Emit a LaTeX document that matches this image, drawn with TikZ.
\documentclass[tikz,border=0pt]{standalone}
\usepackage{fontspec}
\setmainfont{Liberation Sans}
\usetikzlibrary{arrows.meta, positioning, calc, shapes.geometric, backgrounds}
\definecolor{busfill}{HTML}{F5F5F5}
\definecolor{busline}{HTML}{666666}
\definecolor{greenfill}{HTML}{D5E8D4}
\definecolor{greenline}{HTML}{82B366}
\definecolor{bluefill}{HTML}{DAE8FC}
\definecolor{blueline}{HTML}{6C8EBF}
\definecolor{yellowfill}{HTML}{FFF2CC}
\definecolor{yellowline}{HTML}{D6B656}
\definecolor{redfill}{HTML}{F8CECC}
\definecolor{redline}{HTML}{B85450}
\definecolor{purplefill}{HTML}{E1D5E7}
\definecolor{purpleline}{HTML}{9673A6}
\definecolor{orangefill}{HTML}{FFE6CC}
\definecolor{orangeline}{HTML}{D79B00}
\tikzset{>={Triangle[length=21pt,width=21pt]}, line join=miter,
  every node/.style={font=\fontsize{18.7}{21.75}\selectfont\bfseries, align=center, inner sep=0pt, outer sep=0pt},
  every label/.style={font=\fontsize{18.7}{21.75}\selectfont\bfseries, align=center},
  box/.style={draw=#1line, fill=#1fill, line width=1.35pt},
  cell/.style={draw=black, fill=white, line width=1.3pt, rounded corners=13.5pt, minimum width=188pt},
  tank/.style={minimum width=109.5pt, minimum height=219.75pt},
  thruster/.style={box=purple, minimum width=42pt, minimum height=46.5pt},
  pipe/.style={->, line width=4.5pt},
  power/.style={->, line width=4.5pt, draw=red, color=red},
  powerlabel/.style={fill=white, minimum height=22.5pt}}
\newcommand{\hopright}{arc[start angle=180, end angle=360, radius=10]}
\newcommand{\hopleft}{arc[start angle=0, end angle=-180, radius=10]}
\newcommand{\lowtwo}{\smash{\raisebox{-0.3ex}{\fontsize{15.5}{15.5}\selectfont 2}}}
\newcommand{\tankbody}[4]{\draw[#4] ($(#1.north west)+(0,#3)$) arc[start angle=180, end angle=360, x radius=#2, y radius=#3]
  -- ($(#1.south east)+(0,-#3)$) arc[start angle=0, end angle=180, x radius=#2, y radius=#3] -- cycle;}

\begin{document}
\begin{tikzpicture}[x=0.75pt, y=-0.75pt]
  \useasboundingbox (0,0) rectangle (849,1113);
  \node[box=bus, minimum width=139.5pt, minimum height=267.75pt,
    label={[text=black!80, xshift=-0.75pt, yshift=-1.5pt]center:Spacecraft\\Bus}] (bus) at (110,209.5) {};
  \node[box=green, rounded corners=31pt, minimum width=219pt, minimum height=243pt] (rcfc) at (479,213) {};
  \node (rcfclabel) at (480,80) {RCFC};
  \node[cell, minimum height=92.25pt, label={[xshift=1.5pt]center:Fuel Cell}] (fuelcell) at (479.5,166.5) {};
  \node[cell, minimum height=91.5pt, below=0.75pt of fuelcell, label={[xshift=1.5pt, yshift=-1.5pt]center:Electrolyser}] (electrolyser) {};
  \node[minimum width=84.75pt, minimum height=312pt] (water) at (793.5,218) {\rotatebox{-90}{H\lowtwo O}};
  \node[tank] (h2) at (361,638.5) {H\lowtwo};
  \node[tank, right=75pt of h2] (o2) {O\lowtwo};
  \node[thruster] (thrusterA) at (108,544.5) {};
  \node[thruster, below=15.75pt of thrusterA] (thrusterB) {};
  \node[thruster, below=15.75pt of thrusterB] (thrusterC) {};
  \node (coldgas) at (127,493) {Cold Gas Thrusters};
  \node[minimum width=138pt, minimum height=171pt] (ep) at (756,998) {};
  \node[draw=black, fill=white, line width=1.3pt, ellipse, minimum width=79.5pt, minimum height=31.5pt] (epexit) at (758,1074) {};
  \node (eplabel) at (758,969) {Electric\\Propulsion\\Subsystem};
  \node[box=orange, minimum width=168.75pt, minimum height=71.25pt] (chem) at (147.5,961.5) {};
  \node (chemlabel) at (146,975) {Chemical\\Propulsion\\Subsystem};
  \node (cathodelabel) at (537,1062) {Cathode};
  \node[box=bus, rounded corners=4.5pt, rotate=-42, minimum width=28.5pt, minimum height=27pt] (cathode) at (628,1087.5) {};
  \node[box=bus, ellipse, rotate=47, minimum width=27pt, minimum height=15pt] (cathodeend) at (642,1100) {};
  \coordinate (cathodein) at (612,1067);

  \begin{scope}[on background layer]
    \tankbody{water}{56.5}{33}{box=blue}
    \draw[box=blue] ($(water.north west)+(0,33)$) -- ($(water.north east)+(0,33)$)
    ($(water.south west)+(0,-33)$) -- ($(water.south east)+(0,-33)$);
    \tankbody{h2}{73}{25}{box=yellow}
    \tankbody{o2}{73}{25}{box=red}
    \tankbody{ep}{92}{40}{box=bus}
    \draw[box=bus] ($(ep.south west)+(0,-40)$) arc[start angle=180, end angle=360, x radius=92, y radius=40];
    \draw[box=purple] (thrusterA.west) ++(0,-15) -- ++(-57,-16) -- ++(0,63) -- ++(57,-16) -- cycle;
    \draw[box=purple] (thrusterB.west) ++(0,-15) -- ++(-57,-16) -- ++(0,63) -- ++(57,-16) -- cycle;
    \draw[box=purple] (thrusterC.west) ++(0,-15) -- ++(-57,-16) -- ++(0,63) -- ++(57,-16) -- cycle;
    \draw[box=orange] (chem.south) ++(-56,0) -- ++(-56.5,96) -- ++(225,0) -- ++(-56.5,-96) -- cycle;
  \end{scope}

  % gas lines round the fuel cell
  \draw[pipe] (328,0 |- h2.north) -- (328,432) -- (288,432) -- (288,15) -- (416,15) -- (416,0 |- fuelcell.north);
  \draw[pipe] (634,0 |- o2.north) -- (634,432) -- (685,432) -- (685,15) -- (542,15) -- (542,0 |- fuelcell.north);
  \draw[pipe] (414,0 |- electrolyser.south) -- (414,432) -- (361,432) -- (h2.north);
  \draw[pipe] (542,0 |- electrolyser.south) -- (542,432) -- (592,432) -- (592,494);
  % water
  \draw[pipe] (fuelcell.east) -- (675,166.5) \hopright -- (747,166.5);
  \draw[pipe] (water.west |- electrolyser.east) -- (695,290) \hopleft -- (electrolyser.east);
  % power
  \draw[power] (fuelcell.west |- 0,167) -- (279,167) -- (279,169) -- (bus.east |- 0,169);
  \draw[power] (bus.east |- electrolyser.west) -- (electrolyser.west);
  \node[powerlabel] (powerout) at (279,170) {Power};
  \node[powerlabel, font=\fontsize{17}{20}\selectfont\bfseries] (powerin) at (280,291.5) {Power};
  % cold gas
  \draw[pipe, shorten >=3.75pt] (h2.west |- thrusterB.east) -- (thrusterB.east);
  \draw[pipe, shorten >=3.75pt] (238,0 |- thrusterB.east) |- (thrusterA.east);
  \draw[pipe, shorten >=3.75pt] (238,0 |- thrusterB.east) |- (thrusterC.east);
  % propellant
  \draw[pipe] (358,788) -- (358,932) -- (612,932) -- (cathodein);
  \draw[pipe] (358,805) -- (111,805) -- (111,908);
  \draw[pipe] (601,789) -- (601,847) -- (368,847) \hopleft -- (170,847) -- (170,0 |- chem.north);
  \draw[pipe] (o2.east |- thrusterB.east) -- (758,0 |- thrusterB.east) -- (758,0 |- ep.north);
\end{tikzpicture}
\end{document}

* _Work to complete_: Give back the listing exactly, please, from its first line to the line containing "-- ($(#1.south east)+(0,-#3)$)", inclusive, and nothing past that line.

* _Correct response_:
Emit a LaTeX document that matches this image, drawn with TikZ.
\documentclass[tikz,border=0pt]{standalone}
\usepackage{fontspec}
\setmainfont{Liberation Sans}
\usetikzlibrary{arrows.meta, positioning, calc, shapes.geometric, backgrounds}
\definecolor{busfill}{HTML}{F5F5F5}
\definecolor{busline}{HTML}{666666}
\definecolor{greenfill}{HTML}{D5E8D4}
\definecolor{greenline}{HTML}{82B366}
\definecolor{bluefill}{HTML}{DAE8FC}
\definecolor{blueline}{HTML}{6C8EBF}
\definecolor{yellowfill}{HTML}{FFF2CC}
\definecolor{yellowline}{HTML}{D6B656}
\definecolor{redfill}{HTML}{F8CECC}
\definecolor{redline}{HTML}{B85450}
\definecolor{purplefill}{HTML}{E1D5E7}
\definecolor{purpleline}{HTML}{9673A6}
\definecolor{orangefill}{HTML}{FFE6CC}
\definecolor{orangeline}{HTML}{D79B00}
\tikzset{>={Triangle[length=21pt,width=21pt]}, line join=miter,
  every node/.style={font=\fontsize{18.7}{21.75}\selectfont\bfseries, align=center, inner sep=0pt, outer sep=0pt},
  every label/.style={font=\fontsize{18.7}{21.75}\selectfont\bfseries, align=center},
  box/.style={draw=#1line, fill=#1fill, line width=1.35pt},
  cell/.style={draw=black, fill=white, line width=1.3pt, rounded corners=13.5pt, minimum width=188pt},
  tank/.style={minimum width=109.5pt, minimum height=219.75pt},
  thruster/.style={box=purple, minimum width=42pt, minimum height=46.5pt},
  pipe/.style={->, line width=4.5pt},
  power/.style={->, line width=4.5pt, draw=red, color=red},
  powerlabel/.style={fill=white, minimum height=22.5pt}}
\newcommand{\hopright}{arc[start angle=180, end angle=360, radius=10]}
\newcommand{\hopleft}{arc[start angle=0, end angle=-180, radius=10]}
\newcommand{\lowtwo}{\smash{\raisebox{-0.3ex}{\fontsize{15.5}{15.5}\selectfont 2}}}
\newcommand{\tankbody}[4]{\draw[#4] ($(#1.north west)+(0,#3)$) arc[start angle=180, end angle=360, x radius=#2, y radius=#3]
  -- ($(#1.south east)+(0,-#3)$) arc[start angle=0, end angle=180, x radius=#2, y radius=#3] -- cycle;}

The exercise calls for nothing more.